**Raw data**.
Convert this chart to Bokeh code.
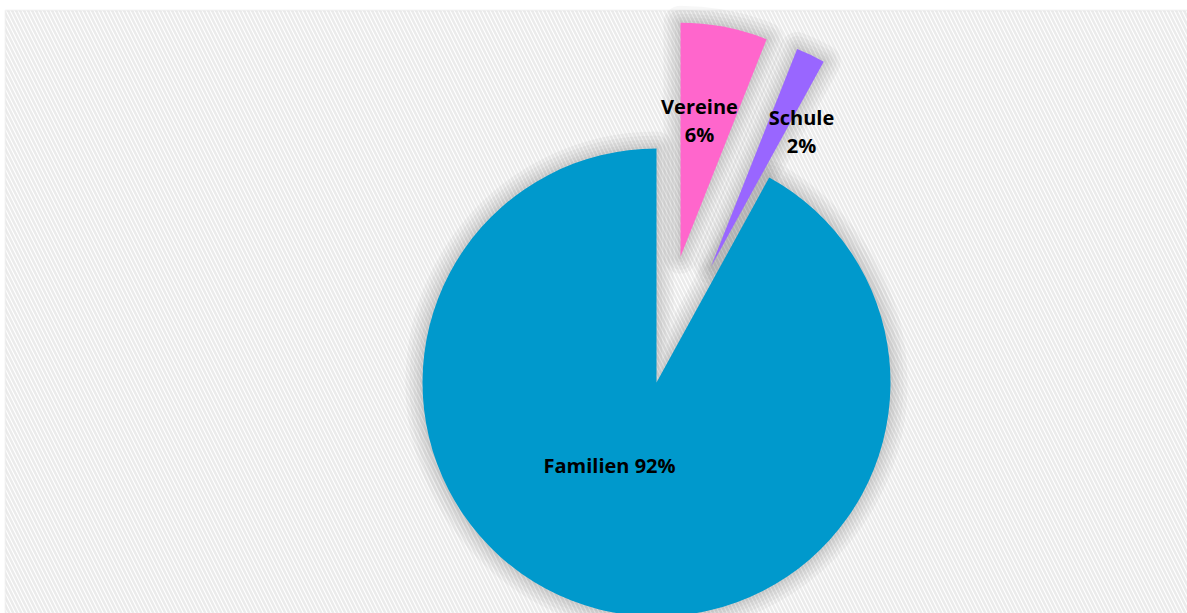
import numpy as np
from bokeh.plotting import figure
from bokeh.models import Range1d, BoxAnnotation, ColumnDataSource
from bokeh.core.properties import value
from bokeh.embed import file_html
from bokeh.resources import INLINE

# ---- data ----
categories = ["Vereine", "Schule", "Familien"]
shares = [6, 2, 92]
colors = ["#FF66CC", "#9966FF", "#0099CC"]
exploded = [True, True, False]

# ---- layout ----
W, H = 1187, 613
cx, cy = 656, H - 382
radius = 234
explode_dist = 128

vals = np.array(shares, dtype=float)
fr = vals / vals.sum()
ends = np.pi / 2 - 2 * np.pi * np.concatenate([[0], np.cumsum(fr)[:-1]])
starts = ends - 2 * np.pi * fr
mid = (starts + ends) / 2
xs = cx + np.where(exploded, explode_dist * np.cos(mid), 0)
ys = cy + np.where(exploded, explode_dist * np.sin(mid), 0)

src = ColumnDataSource(dict(x=xs, y=ys, start=starts, end=ends, color=colors, cat=categories))

p = figure(width=W, height=H, x_range=Range1d(0, W), y_range=Range1d(0, H),
           output_backend="svg", toolbar_location=None, min_border=0)
p.axis.visible = False
p.grid.visible = False
p.outline_line_color = None
p.background_fill_color = "white"
p.border_fill_color = "white"

bg = BoxAnnotation(left=5, right=W + 50, bottom=-50, top=H - 10,
                   fill_color="white", fill_alpha=1,
                   hatch_pattern="left_diagonal_line", hatch_color="#ebebeb",
                   hatch_scale=8, hatch_weight=2.5,
                   line_color="#d9d9d9", line_width=2, level="underlay")
p.add_layout(bg)

# soft shadow
for w in [34, 26, 18, 11, 5]:
    p.wedge(x="x", y="y", radius=radius, start_angle="start", end_angle="end",
            source=src, fill_alpha=0, line_color="#000000", line_alpha=0.03,
            line_width=w, line_join="round")

p.wedge(x="x", y="y", radius=radius, start_angle="start", end_angle="end",
        source=src, fill_color="color", line_color=None)

# labels
label_pos = {"Vereine": (699, [106, 134]), "Schule": (801, [117, 145]), "Familien": (609, [465])}
lx, ly, lt = [], [], []
for c, v in zip(categories, shares):
    x0, yl = label_pos[c]
    if len(yl) == 2:
        lines = [c, f"{v}%"]
    else:
        lines = [f"{c} {v}%"]
    for yy, t in zip(yl, lines):
        lx.append(x0)
        ly.append(H - yy)
        lt.append(t)

p.text(x=lx, y=ly, text=lt, text_font=value("Open Sans"), text_font_style="bold",
       text_font_size="20px", text_color="#000000", text_align="center",
       text_baseline="middle")

open("out.html", "w").write(file_html(p, INLINE))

**Task details**. From the first line above to the line containing "end=ends, color=colors, cat=categories))", repeat each line exactly. Pictures stay out.

**Result of the exercise**.
Convert this chart to Bokeh code.
import numpy as np
from bokeh.plotting import figure
from bokeh.models import Range1d, BoxAnnotation, ColumnDataSource
from bokeh.core.properties import value
from bokeh.embed import file_html
from bokeh.resources import INLINE

# ---- data ----
categories = ["Vereine", "Schule", "Familien"]
shares = [6, 2, 92]
colors = ["#FF66CC", "#9966FF", "#0099CC"]
exploded = [True, True, False]

# ---- layout ----
W, H = 1187, 613
cx, cy = 656, H - 382
radius = 234
explode_dist = 128

vals = np.array(shares, dtype=float)
fr = vals / vals.sum()
ends = np.pi / 2 - 2 * np.pi * np.concatenate([[0], np.cumsum(fr)[:-1]])
starts = ends - 2 * np.pi * fr
mid = (starts + ends) / 2
xs = cx + np.where(exploded, explode_dist * np.cos(mid), 0)
ys = cy + np.where(exploded, explode_dist * np.sin(mid), 0)

src = ColumnDataSource(dict(x=xs, y=ys, start=starts, end=ends, color=colors, cat=categories))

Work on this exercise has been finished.